This is the Year of HR Whiplash; Gallup Has a Remedy

New research shows that employees who lack social connections at work and a sense of belonging are far more likely to be disengaged and have a negative outlook on the work and the workplace.

By Eric Mosley November 22, 2022

Quiet quitting is the business media buzzword of the moment. Impending recession is keeping executives up at night. Does that mean investing in people or preparing for layoffs? HR executives must be getting a serious case of workforce-planning whiplash. 

First, quiet quitting, which is really just another term for disengagement: Consultants offer a range of antidotes, mostly top-down solutions like charitable campaigns or more workplace amenities. Yet they ignore the most powerful remedy for disengagement: promoting well-being at work. 

A new Gallup report with Workhuman on well-being in the workplace proves that how employees relate to each other is crucial to both performance and retention. Among its findings: employees who lack a sense of belonging are up to 12 times as likely to be disengaged and five times as likely to be looking for another job. Without social connections, they are also far more likely to have a negative outlook on work, life, and the future. Gallup's stark assertion: these people are suffering. 

The cost of neglecting well-being is just as stark with a whopping $20 million of opportunity loss for every 10,000 workers, due to low well-being drain on performance. Employees get it: Deloitte found that "Improving Worker Wellbeing" was a top outcome they wanted from work transformation efforts.

And yet a dangerous disconnect persists. Sixty-five percent of CHROs tell Gallup their organization cares about employee wellbeing, while only 24% of their employees say the same. 

How to create a connection 

The question is how to make well-being a grassroots part of daily work life. The answer is nothing less than a cultural transformation toward a more human workplace. People create a community when they have the means to connect, which is not always easy in today's dynamic mix of on-site, remote, hybrid, and changing work arrangements. 

Gallup studied more than 12,000 employees across 12 countries and found that social recognition creates social connections. When employees recognize one another's contributions, values, effort, and other positive qualities, well-being shoots up. Emotional positivity and gratitude increase. When recognition is an important part of an organization's culture, employees report they are seven times as likely to strongly agree they have meaningful connections or a best friend at work. For years, Gallup has found connection is the best predictor of engagement. 

What if there's a recession? 

Business leaders are concerned about the possibility of a recession due to rising interest rates. 

The standard executive reaction is to hunker down with a hiring freeze or cutting HR budgets. But like so much in this post-2020 economy, underlying forces are creating atypical behavior such as "labor hoarding." Employers are finding ways to hold onto people even if business activity slows because the memory of labor shortages from 2020-2022 is still fresh. 

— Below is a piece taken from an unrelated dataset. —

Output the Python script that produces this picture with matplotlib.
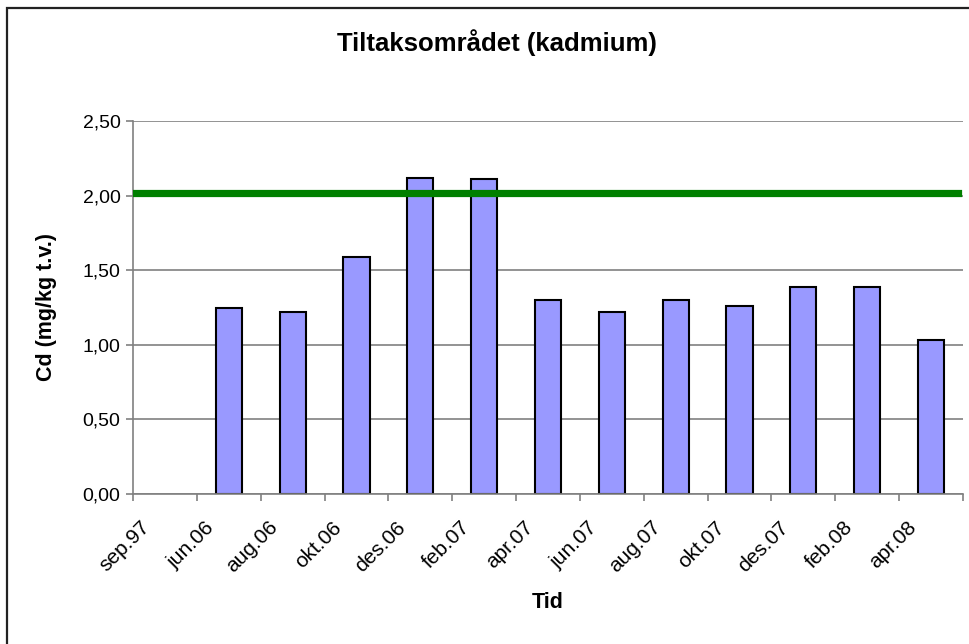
import numpy as np
import matplotlib
matplotlib.use("Agg")
import matplotlib.pyplot as plt
import matplotlib.patches as mpatches
import matplotlib.transforms as mtransforms

# Data
months = ["sep.97", "jun.06", "aug.06", "okt.06", "des.06", "feb.07", "apr.07",
          "jun.07", "aug.07", "okt.07", "des.07", "feb.08", "apr.08"]
cd_values = [None, 1.25, 1.22, 1.59, 2.12, 2.11, 1.30,
             1.22, 1.30, 1.26, 1.39, 1.39, 1.03]
limit_value = 2.02
y_ticks = [0.0, 0.5, 1.0, 1.5, 2.0, 2.5]

plt.rcParams['font.family'] = ['Liberation Sans', 'DejaVu Sans']

W, H = 969, 644
fig = plt.figure(figsize=(W / 100, H / 100), dpi=100)
ax = fig.add_axes([133 / W, 1 - 494 / H, (963 - 133) / W, (494 - 121) / H])

x = np.arange(len(months))
vals = np.array([np.nan if v is None else v for v in cd_values], dtype=float)

# Gridlines
ax.set_axisbelow(True)
ax.yaxis.grid(True, color='#808080', linewidth=1.2)

ax.bar(x, vals, width=0.41, color='#9999FF', edgecolor='black', linewidth=1.5, zorder=2)
ax.axhline(limit_value, xmin=0, xmax=0.994, color='#008000', linewidth=5.2, zorder=3)

ax.set_xlim(-0.5, len(months) - 0.5)
ax.set_ylim(0, 2.5)

# y axis
ax.set_yticks(y_ticks)
ax.set_yticklabels([f"{v:.2f}".replace('.', ',') for v in y_ticks], fontsize=14)
ax.tick_params(axis='y', direction='out', length=5, width=1.2, color='#808080', pad=4)

# x axis: boundary ticks (major), labels at centres (minor)
ax.set_xticks(np.arange(-0.5, len(months), 1.0))
ax.set_xticklabels([])
ax.tick_params(axis='x', which='major', direction='out', length=5, width=1.2, color='#808080')
ax.set_xticks(x, minor=True)
ax.set_xticklabels(months, minor=True, rotation=45, ha='right', va='top', fontsize=15)
ax.tick_params(axis='x', which='minor', length=0, pad=17)
offset = mtransforms.ScaledTranslation(-11 / 100, 0, fig.dpi_scale_trans)
for lbl in ax.xaxis.get_minorticklabels():
    lbl.set_transform(lbl.get_transform() + offset)

for side in ['top', 'right']:
    ax.spines[side].set_visible(False)
for side in ['left', 'bottom']:
    ax.spines[side].set_color('#808080')
    ax.spines[side].set_linewidth(1.2)

# Labels and title
fig.text(497 / W, 1 - 43 / H, "Tiltaksområdet (kadmium)", ha='center', va='center',
         fontsize=18.5, fontweight='bold')
fig.text(548 / W, 1 - 603 / H, "Tid", ha='center', va='center', fontsize=15.5, fontweight='bold')
fig.text(47 / W, 1 - 307 / H, "Cd (mg/kg t.v.)", ha='center', va='center', rotation=90,
         fontsize=15.5, fontweight='bold')

# Outer chart frame (only left and top visible in the crop)
frame = mpatches.Rectangle((7 / W, -0.1), 1.2, 1 - 8 / H + 0.1, transform=fig.transFigure,
                           fill=False, edgecolor='#222222', linewidth=1.6)
fig.patches.append(frame)

fig.savefig("out.png", dpi=100)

If your downturn survival option is limited to cutting numbers, you are setting up for another round of talent shortages when the economy picks up again. If a recession is mild, as most business leaders today predict, you'll be at a disadvantage when the economy snaps back. 

Leaders who support a culture of well-being throughout the business cycle strengthen the organization. Even in a downturn, devoting just 1 percent of payroll to a recognition program means employees lift each other's spirits. Especially during challenging times, gratitude builds resilience and shields employees from burnout. 

Gallup found that "Employees who say they experienced a lot of gratitude the previous day are up to four times as likely to strongly agree that their organization cares about their wellbeing and up two times as likely to be thriving in their overall life evaluation." 

The only way to win the outmoded game of "employer vs. employee" thinking is not to play. Gallup's study once again demonstrates that the game to play today is one in which everyone contributes to a more human, caring, focused, and engaged culture.